The York University Board of Governors (BOG) is scheduled to appoint Vice President Academic and Provost Rhonda Lenton as President of York University in their meeting next Tuesday, February 28. Since the Board at large has not been involved in the search process and its members have received scant information about it from official channels, it is likely they will effectively rubber-stamp, in a closed session, the recommendation from the Presidential Search Committee.
The university administration has already mounted a public relations exercise to prepare the York community for an announcement known to be unwelcome. Earlier this week, YFile released a video promoting the validity of the search process. The video, headlined New Presidential Search Committee video offers insight into the search for York’s next president, does not mention an impending appointment, but its timing is not accidental. It features the chair of the Presidential Search Committee and two of the committee members – one student and one faculty member – speaking directly to the camera in a persuasive manner. They assure viewers that the search committee has engaged in the widest possible consultation to ascertain the wishes of university faculty and students. The professor and the student drive this point by emphasizing the multicultural, interdisciplinary, innovative, and rebellious nature of York. They imply that these have been decisive factors in the search for our next president. The camera admiringly wanders the campus as though echoing the process of exploration taken by the committee.
The reality of the search process is starkly different than the one portrayed in the video. Indeed, there would be no need for public relations if the process had been consultative and democratic. The video claims that the BOG-run search process has been legitimate, inclusive and open, with the inference that its result must be acceptable to everyone. Its intention is obviously to divert public attention away from the academic community’s almost universal condemnation of the search process as it actually occurred.
Faculty, students and university unions have all expressed serious concerns about the search. The chair of the Presidential Search Committee featured in the video is also the chair of the BOG which appointed the Search Committee, and seven members of the 14-person Search Committee are also members of the BOG, while the professor and student representatives to the committee were appointed by the university Senate rather than by their respective constituencies – Faculties and student groups. The presidential search principles adopted by Senate and the BOG in 2005 structure a highly secretive process that is tightly controlled by the York administration and the chair of the BOG. The BOG membership is now largely comprised of executives representing the business sector, contrary to the BOG’s own bylaws that mandate that its members must “broadly represent the public community.” This increasingly top-down presidential search process represents an unprecedented takeover of collegial decision-making in a Canadian institution of higher learning.
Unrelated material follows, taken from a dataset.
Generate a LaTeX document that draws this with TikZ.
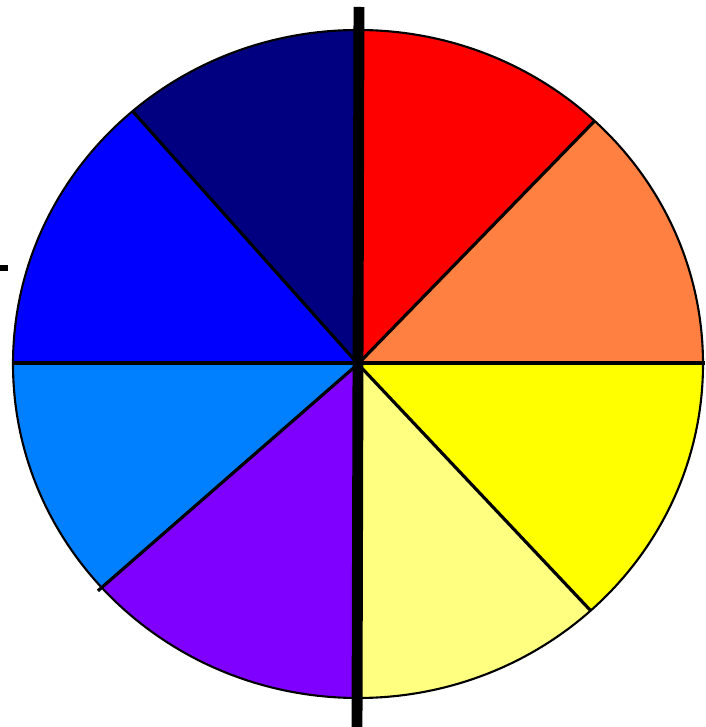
\documentclass[tikz,border=0pt]{standalone}
\usepackage{xcolor}
\definecolor{whred}{RGB}{255,0,0}
\definecolor{whorange}{RGB}{255,128,64}
\definecolor{whyellow}{RGB}{255,255,0}
\definecolor{whpale}{RGB}{255,255,128}
\definecolor{whviolet}{RGB}{128,0,255}
\definecolor{whsky}{RGB}{0,128,255}
\definecolor{whblue}{RGB}{0,0,255}
\definecolor{whnavy}{RGB}{0,0,128}

\begin{document}
\begin{tikzpicture}[x=0.01cm,y=0.01cm]
  \useasboundingbox (0,0) rectangle (705,727);
  \coordinate (c) at (358,363);
  \coordinate (top) at (359,720);
  \coordinate (bot) at (357,0);
  \coordinate (west) at (12,364);
  \coordinate (east) at (705,364);
  \coordinate (tickl) at (0,459);
  \coordinate (tickr) at (8,459);
  \foreach \a/\b/\col in {90/46.7/whred,46.7/0/whorange,0/-47.6/whyellow,-47.6/-90/whpale,-90/-138/whviolet,-138/-180/whsky,180/130.8/whblue,130.8/90/whnavy}
    \fill[\col] (c) -- ++(\a:345 and 334) arc[start angle=\a,end angle=\b,x radius=345,y radius=334] -- cycle;
  \draw[line width=0.6pt] (c) ellipse[x radius=345,y radius=334];
  \foreach \a in {46.7,-47.6,130.8}{\draw[line width=0.9pt] (c) -- ++(\a:345 and 334);}
  \draw[line width=0.9pt] (c) -- ++(-138:350 and 339);
  \draw[line width=1.4pt] (west) -- (east);
  \draw[line width=3.1pt] (top) -- (bot);
  \draw[line width=1.8pt] (tickl) -- (tickr);
\end{tikzpicture}
\end{document}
Numerous statements and letters, along with two public communications signed by the York Cross-Campus Alliance representing the major student, staff and faculty organizations at York, have drawn public attention to the undemocratic nature of the presidential search process and its anticipated outcome. While the Globe and Mail reported the controversy last fall, the University Secretary and the chair of the BOG ignored requests to distribute these statements, so some of them were sent directly to members of the search committee and the BOG. Links to a number of these documents are here.
These communications express the deep apprehensions shared across diverse York constituencies regarding the appointment of Rhonda Lenton as president. Provost Lenton is widely perceived as a divisive and top-down manager; academic planning under her helm has dramatically undermined the role of collegial bodies while labour relations have deteriorated with negative effects on the university’s reputation. According to one student organization, during “Provost Lenton’s tenure, York University has experienced growing class sizes, increased pressure on staff receiving non-competitive and inadequate wages, and the emergence of a culture of competition and even animosity between departments that have historically worked collaboratively”. Responses to a YUFA poll from 900 faculty members showed that only 11.2 per cent indicated they “support her appointment as President” while 58.6 per cent said they are opposed.
A successful presidential search celebrates the appointment of an individual who inspires, motivates and brings together a diverse university community. In contrast, appointing the wrong individual can elicit apathy, demoralization, entrenched divisions, greater labour strife, and ensuing reputational loss for the institution. That the BOG appears to be ready to appoint a president who has been publicly rejected by wide sectors of the university constitutes an unprecedented crisis of governance at York. By confirming her appointment, the BOG is creating an unnecessarily negative climate in which the new president enters the role with a cloud already over her head. We have learned from other universities of the institutional harm that arises when they fail to respect due process and collegial input in their presidential search.
We end this statement with a last ditch plea for wise thinking among board members: Please say no to an appointment that defies both due process and the expectations expressed by the York community that you are committed to represent. Instead, re-engage a search process that is open, democratic and truly representative of the university’s values and aspirations.